Headmaster of Terrington St Clement Boys' School tackled farmers on encouraging pupils to skip school, Lynn News letters
Interestingly he was not a Norfolk man but was born and bred in Cornwall on the Rame peninsular of a seafaring family.
Richard trained as a teacher at Trinity College Carmarthen and his first and only position was as headmaster of Terrington St Clement Boys’ School. He was passionate about education.
When the school was inspected he was given an excellent report for being an innovative teacher with lessons well prepared but progress was hampered by absenteeism. The culprits were the farmers, many of whom were governors, for encouraging boys to skip school when they needed extra help on the land. However, Richard took them on and attendance improved. Far from alienating his governors they respected him more.
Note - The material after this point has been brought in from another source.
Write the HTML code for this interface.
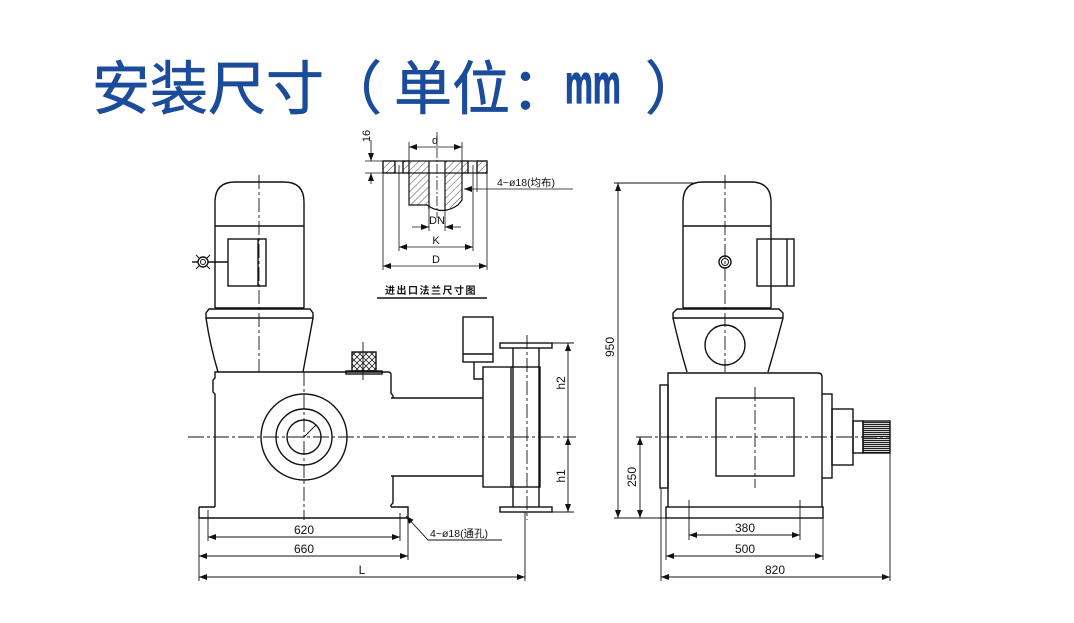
<!DOCTYPE html>
<html><head><meta charset="utf-8"><style>
html,body{margin:0;padding:0;background:#fff;}
svg{display:block;}
</style></head><body>
<svg width="1074" height="623" viewBox="0 0 1074 623" xmlns="http://www.w3.org/2000/svg" font-family="'Liberation Sans', sans-serif">
<defs>
<marker id="ar" viewBox="0 0 8 6" refX="8" refY="3" markerWidth="8" markerHeight="6" markerUnits="userSpaceOnUse" orient="auto-start-reverse"><path d="M0,0L8,3L0,6z" fill="#111"/></marker>
<pattern id="hatch" width="5" height="5" patternUnits="userSpaceOnUse" patternTransform="rotate(45)"><line x1="0" y1="0" x2="0" y2="5" stroke="#222" stroke-width="0.8"/></pattern>
<pattern id="xh" width="6" height="6" patternUnits="userSpaceOnUse"><path d="M0,0L6,6M6,0L0,6" stroke="#222" stroke-width="0.8"/></pattern>
<pattern id="spl" width="4" height="2" patternUnits="userSpaceOnUse"><rect width="4" height="1.2" fill="#222"/></pattern>
</defs>
<rect width="1074" height="623" fill="#fff"/>

<!-- Title -->
<g fill="#1b4c9b" stroke="#1b4c9b" stroke-width="0.7" font-family="'Liberation Sans','Noto Sans CJK SC',sans-serif" font-size="58">
<text x="92" y="109">安装尺寸</text>
<text x="324" y="109">（</text>
<text x="394" y="109">单位</text>
<text x="511" y="109">：</text>
<text x="645" y="109">）</text>
</g>
<text transform="translate(565,103) scale(0.56,1)" font-size="56" font-weight="bold" fill="#1b4c9b" stroke="#1b4c9b" stroke-width="1.2" font-family="'Liberation Sans',sans-serif">mm</text>

<!-- ============ FLANGE DETAIL ============ -->
<g stroke="#111" fill="none" stroke-width="1.2">
<rect x="383" y="161" width="12" height="12" fill="url(#hatch)"/>
<rect x="403" y="161" width="6" height="12" fill="url(#hatch)"/>
<rect x="462" y="161" width="6" height="12" fill="url(#hatch)"/>
<rect x="477" y="161" width="10" height="12" fill="url(#hatch)"/>
<path d="M409,161V205H429V161Z" fill="url(#hatch)" stroke="none"/>
<path d="M445,161V209Q452,208 458,205L462,200V161Z" fill="url(#hatch)" stroke="none"/>
<rect x="383" y="161" width="104" height="12"/>
<path d="M409,173V205H427Q442,216 458,205L462,200V173"/>
<line x1="429" y1="161" x2="429" y2="209"/>
<line x1="445" y1="161" x2="445" y2="210"/>
<line x1="395" y1="161" x2="395" y2="173"/>
<line x1="403" y1="161" x2="403" y2="173"/>
<line x1="468" y1="161" x2="468" y2="173"/>
<line x1="477" y1="161" x2="477" y2="173"/>
</g>
<g stroke="#111" fill="none" stroke-width="0.8">
<line x1="437" y1="132" x2="437" y2="218" stroke-dasharray="10 2 2 2"/>
<line x1="365" y1="161" x2="383" y2="161"/>
<line x1="365" y1="173" x2="383" y2="173"/>
<line x1="371" y1="140" x2="371" y2="161" marker-end="url(#ar)"/>
<line x1="371" y1="184" x2="371" y2="173" marker-end="url(#ar)"/>
<line x1="409" y1="142" x2="409" y2="161"/>
<line x1="462" y1="142" x2="462" y2="161"/>
<line x1="409" y1="147" x2="462" y2="147" marker-start="url(#ar)" marker-end="url(#ar)"/>
<line x1="477" y1="173" x2="477" y2="192"/>
<line x1="573" y1="189" x2="464" y2="189" marker-end="url(#ar)"/>
<line x1="429" y1="209" x2="429" y2="231"/>
<line x1="445" y1="210" x2="445" y2="231"/>
<line x1="412" y1="227" x2="429" y2="227" marker-end="url(#ar)"/>
<line x1="461" y1="227" x2="445" y2="227" marker-end="url(#ar)"/>
<line x1="399" y1="165" x2="399" y2="251"/>
<line x1="473" y1="165" x2="473" y2="251"/>
<line x1="399" y1="247" x2="473" y2="247" marker-start="url(#ar)" marker-end="url(#ar)"/>
<line x1="383" y1="173" x2="383" y2="270"/>
<line x1="487" y1="173" x2="487" y2="270"/>
<line x1="383" y1="266" x2="487" y2="266" marker-start="url(#ar)" marker-end="url(#ar)"/>
</g>
<line x1="377" y1="298" x2="487" y2="298" stroke="#111" stroke-width="1.6"/>
<g fill="#111" font-size="11">
<text x="435" y="144" text-anchor="middle">d</text>
<text transform="translate(370,136) rotate(-90)" text-anchor="middle">16</text>
<text x="497" y="186" font-family="'Liberation Sans','Noto Sans CJK SC',sans-serif" font-size="10.5">4~ø18(均布)</text>
<text x="437" y="224" text-anchor="middle">DN</text>
<text x="436" y="244" text-anchor="middle">K</text>
<text x="436" y="263" text-anchor="middle">D</text>
<text x="431" y="294" text-anchor="middle" font-family="'Noto Sans CJK SC',sans-serif" font-size="10" font-weight="bold" letter-spacing="1.5">进出口法兰尺寸图</text>
</g>

<!-- ============ LEFT PUMP ============ -->
<g stroke="#111" fill="none" stroke-width="1.4">
<path d="M215,308V202Q215,182 235,182H284Q304,182 304,202V308"/>
<line x1="215" y1="226" x2="304" y2="226"/>
<line x1="215" y1="308" x2="304" y2="308"/>
<rect x="228" y="239" width="38" height="47"/>
<line x1="258" y1="239" x2="258" y2="286"/>
<circle cx="203" cy="262" r="5"/>
<circle cx="203" cy="262" r="2.5" stroke-width="1"/>
<path d="M199,258L196,255M199,266L196,269M207,258L210,255M207,266L210,269" stroke-width="1"/>
<line x1="208" y1="262" x2="228" y2="262"/>
<line x1="192" y1="262" x2="198" y2="262"/>
<path d="M209,309H310L313,313V318H206V313Z"/>
<path d="M206,318Q210,345 218,372M313,318Q308,345 303,372"/>
<path d="M215,507V394L213,392V380L215,378V372H388Q391,372 391,375V393L393,396V398M393,476V503L391,505V507"/>
<path d="M199,507H215M391,507H408V518H199V507"/>
<rect x="352" y="352" width="24" height="19" fill="url(#xh)"/>
<rect x="346" y="371" width="36" height="3"/>
<circle cx="304" cy="437" r="43"/>
<circle cx="304" cy="437" r="28"/>
<circle cx="304" cy="437" r="17"/>
<line x1="304" y1="437" x2="316" y2="425" stroke-width="0.9"/>
<line x1="391" y1="398" x2="483" y2="398"/>
<line x1="391" y1="476" x2="483" y2="476"/>
<rect x="483" y="367" width="57" height="120"/>
<line x1="511" y1="367" x2="511" y2="487"/>
<line x1="513" y1="348" x2="513" y2="507"/>
<line x1="539" y1="348" x2="539" y2="507"/>
<rect x="500" y="343" width="52" height="5"/>
<rect x="500" y="507" width="52" height="5"/>
<rect x="463" y="317" width="30" height="45"/>
<line x1="463" y1="354" x2="493" y2="354"/>
<path d="M474,362V379H483"/>
</g>
<g stroke="#111" fill="none" stroke-width="0.9">
<line x1="259" y1="175" x2="259" y2="372" stroke-dasharray="14 3 3 3"/>
<line x1="304" y1="372" x2="304" y2="520" stroke-dasharray="14 3 3 3"/>
<line x1="188" y1="437" x2="576" y2="437" stroke-dasharray="16 3 3 3"/>
<line x1="527" y1="335" x2="527" y2="520" stroke-dasharray="14 3 3 3"/>
<line x1="363" y1="342" x2="363" y2="380"/>
<line x1="552" y1="343" x2="574" y2="343"/>
<line x1="552" y1="512" x2="574" y2="512"/>
<line x1="568" y1="437" x2="568" y2="343" marker-end="url(#ar)"/>
<line x1="568" y1="437" x2="568" y2="512" marker-start="url(#ar)" marker-end="url(#ar)"/>
<line x1="208" y1="510" x2="208" y2="541"/>
<line x1="400" y1="513" x2="400" y2="541"/>
<line x1="208" y1="537" x2="400" y2="537" marker-start="url(#ar)" marker-end="url(#ar)"/>
<line x1="199" y1="518" x2="199" y2="581"/>
<line x1="408" y1="518" x2="408" y2="560"/>
<line x1="199" y1="556" x2="408" y2="556" marker-start="url(#ar)" marker-end="url(#ar)"/>
<line x1="525" y1="512" x2="525" y2="581"/>
<line x1="199" y1="577" x2="525" y2="577" marker-start="url(#ar)" marker-end="url(#ar)"/>
<path d="M502,540H428L406,516" marker-end="url(#ar)"/>
</g>
<g fill="#111" font-size="12">
<text transform="translate(565,383) rotate(-90)" text-anchor="middle">h2</text>
<text transform="translate(565,476) rotate(-90)" text-anchor="middle">h1</text>
<text x="304" y="534" text-anchor="middle">620</text>
<text x="304" y="553" text-anchor="middle">660</text>
<text x="362" y="574" text-anchor="middle">L</text>
<text x="430" y="537" font-family="'Liberation Sans','Noto Sans CJK SC',sans-serif" font-size="10.5">4~ø18(通孔)</text>
</g>

<!-- ============ RIGHT PUMP ============ -->
<g stroke="#111" fill="none" stroke-width="1.4">
<path d="M683,308V202Q683,182 703,182H751Q771,182 771,202V308"/>
<line x1="683" y1="226" x2="771" y2="226"/>
<line x1="683" y1="308" x2="771" y2="308"/>
<rect x="757" y="239" width="37" height="47"/>
<line x1="787" y1="239" x2="787" y2="286"/>
<circle cx="725" cy="262" r="6"/>
<circle cx="725" cy="262" r="3.5" stroke-width="1"/>
<path d="M677,309H779L783,313V318H673V313Z"/>
<path d="M673,318Q679,345 687,372M783,318Q776,345 768,372"/>
<circle cx="725" cy="345" r="20"/>
<path d="M668,507V373H818Q822,373 822,377V394M822,478V507"/>
<rect x="660" y="385" width="8" height="103"/>
<rect x="822" y="394" width="10" height="84"/>
<rect x="832" y="409" width="21" height="56"/>
<rect x="853" y="421" width="10" height="32"/>
<rect x="863" y="421" width="27" height="32" fill="url(#spl)"/>
<rect x="716" y="398" width="78" height="78"/>
<rect x="666" y="507" width="157" height="11"/>
</g>
<g stroke="#111" fill="none" stroke-width="0.9">
<line x1="725" y1="175" x2="725" y2="372" stroke-dasharray="14 3 3 3"/>
<line x1="755" y1="387" x2="755" y2="488" stroke-dasharray="14 3 3 3"/>
<line x1="636" y1="437" x2="890" y2="437" stroke-dasharray="16 3 3 3"/>
<line x1="614" y1="183" x2="693" y2="183"/>
<line x1="614" y1="518" x2="666" y2="518"/>
<line x1="618" y1="350" x2="618" y2="183" marker-end="url(#ar)"/>
<line x1="618" y1="350" x2="618" y2="518" marker-end="url(#ar)"/>
<line x1="640" y1="437" x2="640" y2="518" marker-start="url(#ar)" marker-end="url(#ar)"/>
<line x1="689" y1="500" x2="689" y2="540"/>
<line x1="800" y1="500" x2="800" y2="540"/>
<line x1="689" y1="535" x2="800" y2="535" marker-start="url(#ar)" marker-end="url(#ar)"/>
<line x1="666" y1="518" x2="666" y2="560"/>
<line x1="823" y1="518" x2="823" y2="560"/>
<line x1="666" y1="556" x2="823" y2="556" marker-start="url(#ar)" marker-end="url(#ar)"/>
<line x1="661" y1="488" x2="661" y2="581"/>
<line x1="890" y1="453" x2="890" y2="581"/>
<line x1="661" y1="577" x2="890" y2="577" marker-start="url(#ar)" marker-end="url(#ar)"/>
</g>
<g fill="#111" font-size="12">
<text transform="translate(614,347) rotate(-90)" text-anchor="middle">950</text>
<text transform="translate(636,477) rotate(-90)" text-anchor="middle">250</text>
<text x="745" y="532" text-anchor="middle">380</text>
<text x="745" y="553" text-anchor="middle">500</text>
<text x="775" y="574" text-anchor="middle">820</text>
</g>
</svg>
</body></html>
He believed education was not just for the young but should be ongoing and, in order to have adult classes in Terrington, he became secretary of the local Technical Education Committee, the forerunner of Further Education, organising classes in poultry keeping, drawing, carpentry and horticulture.
A good looking and energetic young man, he had quickly entered into village life marrying Charlotte the only daughter of William Jarvis, the baker. He was active in the church conducting the choir, having a good baritone voice himself. He also conducted the Archangel Band of the Ancient Order of Oddfellows. He also started football and cricket teams.
He was one busy man and it eventually affected his health.
He developed nephritis and died aged 46 in 1909 before he could build up his bulb business and leave teaching as he had planned.
His family would be amazed and delighted to know he was still remembered 110 years after his death as he was also a much-loved husband and father. I am the daughter of Florence Bryant and James Offley, son of another Terrington farmer.